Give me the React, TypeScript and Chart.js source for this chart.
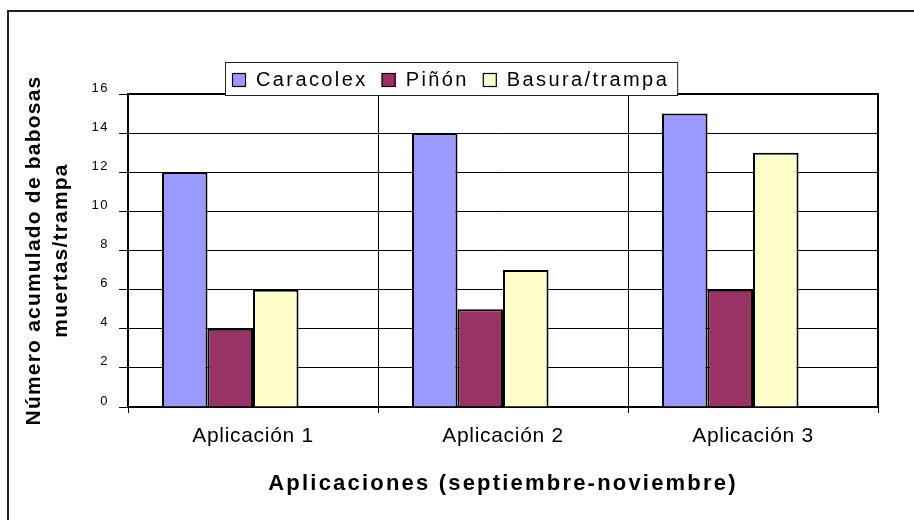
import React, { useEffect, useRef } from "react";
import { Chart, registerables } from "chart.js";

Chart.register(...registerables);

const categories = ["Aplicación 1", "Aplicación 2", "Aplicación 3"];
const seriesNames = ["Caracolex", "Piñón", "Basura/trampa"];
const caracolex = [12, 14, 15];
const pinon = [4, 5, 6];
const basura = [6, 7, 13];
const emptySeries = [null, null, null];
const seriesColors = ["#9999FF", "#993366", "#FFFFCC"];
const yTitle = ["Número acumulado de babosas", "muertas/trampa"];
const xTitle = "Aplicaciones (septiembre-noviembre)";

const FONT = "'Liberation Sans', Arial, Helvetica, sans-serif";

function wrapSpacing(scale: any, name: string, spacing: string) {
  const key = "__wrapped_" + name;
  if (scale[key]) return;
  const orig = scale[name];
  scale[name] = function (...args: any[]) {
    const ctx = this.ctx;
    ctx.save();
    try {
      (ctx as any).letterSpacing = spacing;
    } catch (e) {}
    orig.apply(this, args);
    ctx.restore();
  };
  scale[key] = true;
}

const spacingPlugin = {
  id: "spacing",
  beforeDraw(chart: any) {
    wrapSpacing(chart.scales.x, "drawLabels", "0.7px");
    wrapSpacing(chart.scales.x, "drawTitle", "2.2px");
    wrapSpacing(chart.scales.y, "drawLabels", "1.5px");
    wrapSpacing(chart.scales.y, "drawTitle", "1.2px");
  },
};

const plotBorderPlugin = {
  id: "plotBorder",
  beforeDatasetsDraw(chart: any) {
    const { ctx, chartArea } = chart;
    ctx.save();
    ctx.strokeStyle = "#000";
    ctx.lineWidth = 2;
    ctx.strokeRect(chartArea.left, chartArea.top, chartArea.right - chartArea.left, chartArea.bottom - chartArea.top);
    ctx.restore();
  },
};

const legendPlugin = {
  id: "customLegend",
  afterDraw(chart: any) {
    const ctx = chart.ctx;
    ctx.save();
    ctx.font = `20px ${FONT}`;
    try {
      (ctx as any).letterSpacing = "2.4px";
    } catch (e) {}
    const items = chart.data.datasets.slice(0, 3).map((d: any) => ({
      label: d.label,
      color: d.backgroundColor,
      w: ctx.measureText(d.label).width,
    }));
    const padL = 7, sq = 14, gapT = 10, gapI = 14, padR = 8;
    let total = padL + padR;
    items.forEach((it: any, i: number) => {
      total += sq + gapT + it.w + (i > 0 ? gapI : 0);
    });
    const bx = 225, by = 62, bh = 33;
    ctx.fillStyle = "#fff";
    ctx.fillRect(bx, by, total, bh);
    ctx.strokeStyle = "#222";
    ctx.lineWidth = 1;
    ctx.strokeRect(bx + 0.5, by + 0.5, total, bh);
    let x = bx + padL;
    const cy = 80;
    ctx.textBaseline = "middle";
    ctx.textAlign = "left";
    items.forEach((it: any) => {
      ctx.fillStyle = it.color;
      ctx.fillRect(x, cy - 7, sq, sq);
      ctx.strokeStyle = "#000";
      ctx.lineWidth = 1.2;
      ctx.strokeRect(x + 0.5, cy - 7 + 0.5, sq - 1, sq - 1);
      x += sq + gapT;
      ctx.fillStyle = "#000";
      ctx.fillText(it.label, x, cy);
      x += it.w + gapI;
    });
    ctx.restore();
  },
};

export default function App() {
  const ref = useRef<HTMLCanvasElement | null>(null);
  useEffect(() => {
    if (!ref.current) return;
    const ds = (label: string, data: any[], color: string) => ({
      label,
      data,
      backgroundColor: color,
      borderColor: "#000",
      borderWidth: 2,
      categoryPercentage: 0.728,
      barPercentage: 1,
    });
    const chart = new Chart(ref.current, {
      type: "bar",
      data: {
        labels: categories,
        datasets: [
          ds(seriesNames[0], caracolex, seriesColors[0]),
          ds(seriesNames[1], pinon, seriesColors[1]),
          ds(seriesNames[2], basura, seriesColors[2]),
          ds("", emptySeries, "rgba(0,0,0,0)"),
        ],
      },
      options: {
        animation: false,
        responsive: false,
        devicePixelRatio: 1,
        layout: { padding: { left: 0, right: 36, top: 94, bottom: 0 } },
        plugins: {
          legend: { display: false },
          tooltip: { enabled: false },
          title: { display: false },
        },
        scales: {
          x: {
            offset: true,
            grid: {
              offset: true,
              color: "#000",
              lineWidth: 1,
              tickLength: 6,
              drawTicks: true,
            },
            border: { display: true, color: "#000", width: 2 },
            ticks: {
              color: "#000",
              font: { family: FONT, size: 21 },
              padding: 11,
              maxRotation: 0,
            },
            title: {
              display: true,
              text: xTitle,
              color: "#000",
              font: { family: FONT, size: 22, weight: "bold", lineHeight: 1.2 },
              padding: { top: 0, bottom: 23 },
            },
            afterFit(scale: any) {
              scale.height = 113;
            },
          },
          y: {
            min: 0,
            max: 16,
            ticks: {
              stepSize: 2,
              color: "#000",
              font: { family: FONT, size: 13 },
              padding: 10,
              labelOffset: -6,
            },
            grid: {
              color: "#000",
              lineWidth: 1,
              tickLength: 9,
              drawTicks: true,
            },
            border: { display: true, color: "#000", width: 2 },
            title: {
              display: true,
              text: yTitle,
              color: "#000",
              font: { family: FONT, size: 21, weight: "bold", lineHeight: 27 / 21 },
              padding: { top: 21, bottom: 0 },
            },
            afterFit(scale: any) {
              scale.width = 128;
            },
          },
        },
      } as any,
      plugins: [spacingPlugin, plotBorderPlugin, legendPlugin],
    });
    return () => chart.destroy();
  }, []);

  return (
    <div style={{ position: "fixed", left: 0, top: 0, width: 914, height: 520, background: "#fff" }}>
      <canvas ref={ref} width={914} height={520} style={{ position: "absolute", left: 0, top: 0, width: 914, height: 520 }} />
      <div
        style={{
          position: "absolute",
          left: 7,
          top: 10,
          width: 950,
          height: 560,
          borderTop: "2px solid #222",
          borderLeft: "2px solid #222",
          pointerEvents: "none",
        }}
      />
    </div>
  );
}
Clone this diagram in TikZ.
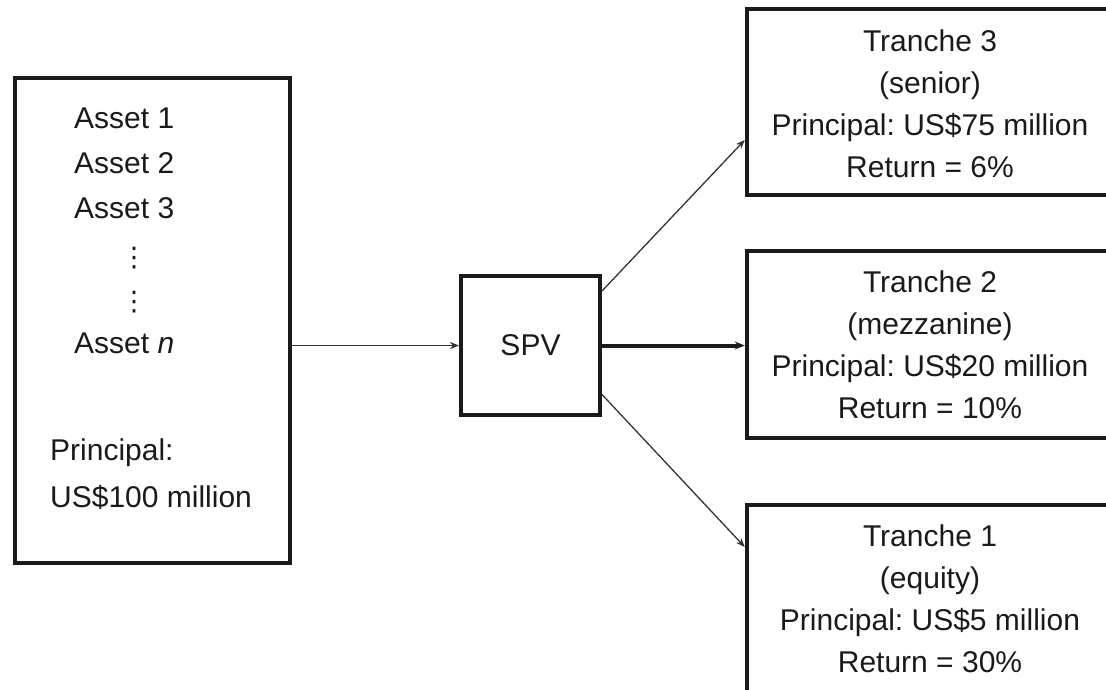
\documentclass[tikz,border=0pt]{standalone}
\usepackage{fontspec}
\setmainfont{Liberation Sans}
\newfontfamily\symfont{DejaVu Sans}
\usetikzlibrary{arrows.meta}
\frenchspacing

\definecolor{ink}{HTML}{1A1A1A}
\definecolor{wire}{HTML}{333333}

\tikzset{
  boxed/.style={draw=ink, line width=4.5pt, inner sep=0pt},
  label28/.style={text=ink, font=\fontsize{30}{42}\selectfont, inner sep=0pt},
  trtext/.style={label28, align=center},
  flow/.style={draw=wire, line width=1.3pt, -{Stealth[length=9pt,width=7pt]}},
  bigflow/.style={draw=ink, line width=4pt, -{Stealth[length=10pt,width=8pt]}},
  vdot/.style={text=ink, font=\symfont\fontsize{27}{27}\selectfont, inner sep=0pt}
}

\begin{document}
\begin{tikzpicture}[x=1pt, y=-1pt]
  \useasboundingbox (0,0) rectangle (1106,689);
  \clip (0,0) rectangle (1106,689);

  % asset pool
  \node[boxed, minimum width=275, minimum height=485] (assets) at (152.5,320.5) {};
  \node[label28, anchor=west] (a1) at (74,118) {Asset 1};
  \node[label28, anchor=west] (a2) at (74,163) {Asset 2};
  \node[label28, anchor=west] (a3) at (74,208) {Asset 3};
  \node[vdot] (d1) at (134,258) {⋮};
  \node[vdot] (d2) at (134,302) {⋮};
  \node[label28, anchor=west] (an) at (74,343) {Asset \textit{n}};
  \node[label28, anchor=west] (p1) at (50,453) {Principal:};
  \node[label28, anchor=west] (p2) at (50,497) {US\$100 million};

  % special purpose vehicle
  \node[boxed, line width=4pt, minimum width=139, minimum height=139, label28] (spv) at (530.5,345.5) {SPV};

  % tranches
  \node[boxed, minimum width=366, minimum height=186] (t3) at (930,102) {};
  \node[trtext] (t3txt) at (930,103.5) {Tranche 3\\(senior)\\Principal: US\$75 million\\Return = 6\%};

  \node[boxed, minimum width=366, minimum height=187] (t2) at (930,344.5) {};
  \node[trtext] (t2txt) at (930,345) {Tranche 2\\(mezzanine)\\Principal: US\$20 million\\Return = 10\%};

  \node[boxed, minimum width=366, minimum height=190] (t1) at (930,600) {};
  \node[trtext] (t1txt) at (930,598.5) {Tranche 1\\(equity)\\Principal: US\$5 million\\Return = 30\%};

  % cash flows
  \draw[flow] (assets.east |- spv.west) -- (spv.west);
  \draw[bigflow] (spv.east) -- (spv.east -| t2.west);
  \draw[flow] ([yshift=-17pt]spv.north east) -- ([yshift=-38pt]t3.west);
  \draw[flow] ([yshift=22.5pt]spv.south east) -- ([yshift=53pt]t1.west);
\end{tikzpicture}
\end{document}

══════════

Task prompt: Beginning at the line above that contains "Clone this diagram in TikZ.", repeat each line exactly through the one that contains "(t2txt) at (930,345)", and leave out the pictures.

Correct output:
Clone this diagram in TikZ.
\documentclass[tikz,border=0pt]{standalone}
\usepackage{fontspec}
\setmainfont{Liberation Sans}
\newfontfamily\symfont{DejaVu Sans}
\usetikzlibrary{arrows.meta}
\frenchspacing

\definecolor{ink}{HTML}{1A1A1A}
\definecolor{wire}{HTML}{333333}

\tikzset{
  boxed/.style={draw=ink, line width=4.5pt, inner sep=0pt},
  label28/.style={text=ink, font=\fontsize{30}{42}\selectfont, inner sep=0pt},
  trtext/.style={label28, align=center},
  flow/.style={draw=wire, line width=1.3pt, -{Stealth[length=9pt,width=7pt]}},
  bigflow/.style={draw=ink, line width=4pt, -{Stealth[length=10pt,width=8pt]}},
  vdot/.style={text=ink, font=\symfont\fontsize{27}{27}\selectfont, inner sep=0pt}
}

\begin{document}
\begin{tikzpicture}[x=1pt, y=-1pt]
  \useasboundingbox (0,0) rectangle (1106,689);
  \clip (0,0) rectangle (1106,689);

  % asset pool
  \node[boxed, minimum width=275, minimum height=485] (assets) at (152.5,320.5) {};
  \node[label28, anchor=west] (a1) at (74,118) {Asset 1};
  \node[label28, anchor=west] (a2) at (74,163) {Asset 2};
  \node[label28, anchor=west] (a3) at (74,208) {Asset 3};
  \node[vdot] (d1) at (134,258) {⋮};
  \node[vdot] (d2) at (134,302) {⋮};
  \node[label28, anchor=west] (an) at (74,343) {Asset \textit{n}};
  \node[label28, anchor=west] (p1) at (50,453) {Principal:};
  \node[label28, anchor=west] (p2) at (50,497) {US\$100 million};

  % special purpose vehicle
  \node[boxed, line width=4pt, minimum width=139, minimum height=139, label28] (spv) at (530.5,345.5) {SPV};

  % tranches
  \node[boxed, minimum width=366, minimum height=186] (t3) at (930,102) {};
  \node[trtext] (t3txt) at (930,103.5) {Tranche 3\\(senior)\\Principal: US\$75 million\\Return = 6\%};

  \node[boxed, minimum width=366, minimum height=187] (t2) at (930,344.5) {};
  \node[trtext] (t2txt) at (930,345) {Tranche 2\\(mezzanine)\\Principal: US\$20 million\\Return = 10\%};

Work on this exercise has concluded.